Here is the definition of "normal space" that I am working with:
A topological space $(X,\tau)$ is normal if for any two disjoint closed sets $A$ and $B$, there exists disjoint open sets $U$ and $V$ such that $A \subseteq U$ and $B \subseteq V$.
Prove that every compact Hausdorff space is a normal space.
Here is my attempt at a proof:
- Suppose $(X,\tau)$ is a compact Hausdorff space. Let $A$ and $B$ be disjoint closed subsets in $X$. Since closed subsets of Hausdorff and compact spaces are Hausdorff and compact, $A$ and $B$ are also compact Hausdorff spaces.

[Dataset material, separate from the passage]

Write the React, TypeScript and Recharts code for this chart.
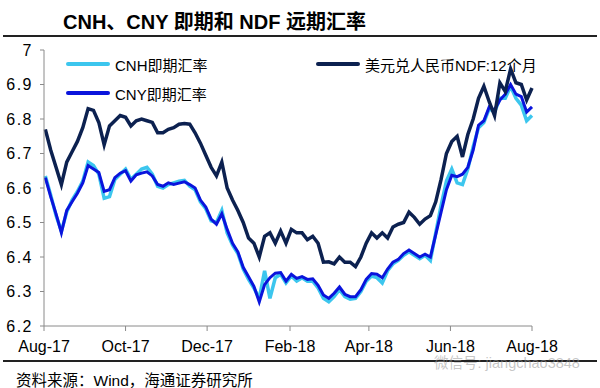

- Since $A$ and $B$ are compact, every open covering has a finite subcovering. Thus $A \subseteq \displaystyle{\Pi_{i\in I}U_i}$ has finite subcovering $A \subseteq U_1 \cup ... \cup U_n$ and $B \subseteq \displaystyle{\Pi_{j\in J}V_j}$ has finite subcovering $B \subseteq V_1 \cup ... \cup V_m$, where $U_i$ and $V_j$ are open sets for any $i \in I$, $j \in J$.
- Let $U=U_1 \cup ... \cup U_n$ and $V=V_1 \cup ... \cup V_m$. Then, $U \cap V = (U_1 \cup ... \cup U_n) \cap (V_1 \cup ... \cup V_m)= (U_1 \cap V_1) \cup ... \cup (U_n \cap V_m) = \phi$ since $U_i \cap V_j = \phi$.
Thus $U$ and $V$ are disjoint open sets, and $(X,\tau)$ is normal.
There are a few doubts that I have concerning this proof:
Firstly, is it true that $U_i \cap V_j = \phi$ ? I think it is because $(X,\tau)$ is Hausdorff, so open neighbourhoods about distinct points are separated.
Secondly, did I distribute the intersection correctly in step 3?
Be carefull: In $3$ are more terms and isn't true $U \cap V$ will be no necesary empty.
One way is a follow:
As you say, every cover by open sets $A \subseteq \cup_{i\in I}U_i$ has a finite covering, i.e. $A \subseteq U_1 \cup \ldots \cup U_n$.
Then, for $U_1$, will be find a finite open cover of $B$ that is disjoint:
As $X$ its Hausdorff, for every $y \in B$ we can find a open set $V_y^1$ such that $y \in V_y^1$ and $U_1 \cap V_y^1 = \emptyset$. We can do this for every $y \in B$. It's clear that $B \subseteq \cup_{j\in J}V_j^1$. As $B$ it's Hausdorff (as you say) then we can extract a finite subset, i.e. $B \subset V_{j_1}^1 \cup \ldots \cup V_{j_n}^1:= \tilde{V}^1$. It's clear that $V_{j_1}^1 \cup \ldots \cup V_{j_n}^1$ and $U_1$ are disjoint by construction.
We can repeat this for every open set $U_2, \ldots, U_n$ of the finite covering of $A$. At the end we have $n$ finite coverings of $B$, called $\tilde{V}^1, \ldots, \tilde{V}^n$, and having the property that $\tilde{V}^j \cap U_j = \emptyset$ for all $j$.
Finally take $W = \tilde{V}^1 \cap \ldots \cap \tilde{V}^n$. As every $\tilde{V}^j$ is open, $W$ is open. As $B \subset \tilde{V}^j$ for every $j$ (this is by construction), $B \subset W$. Finally as $\tilde{V}^j \cap U_j = \emptyset$ for every $j$, then $W \cap (U_1 \cup \ldots \cup U_n) = \emptyset$.
If we define: $U= U_1 \cup \ldots \cup U_n$, then $U$ and $W$ are the disjoint open sets we were looking for.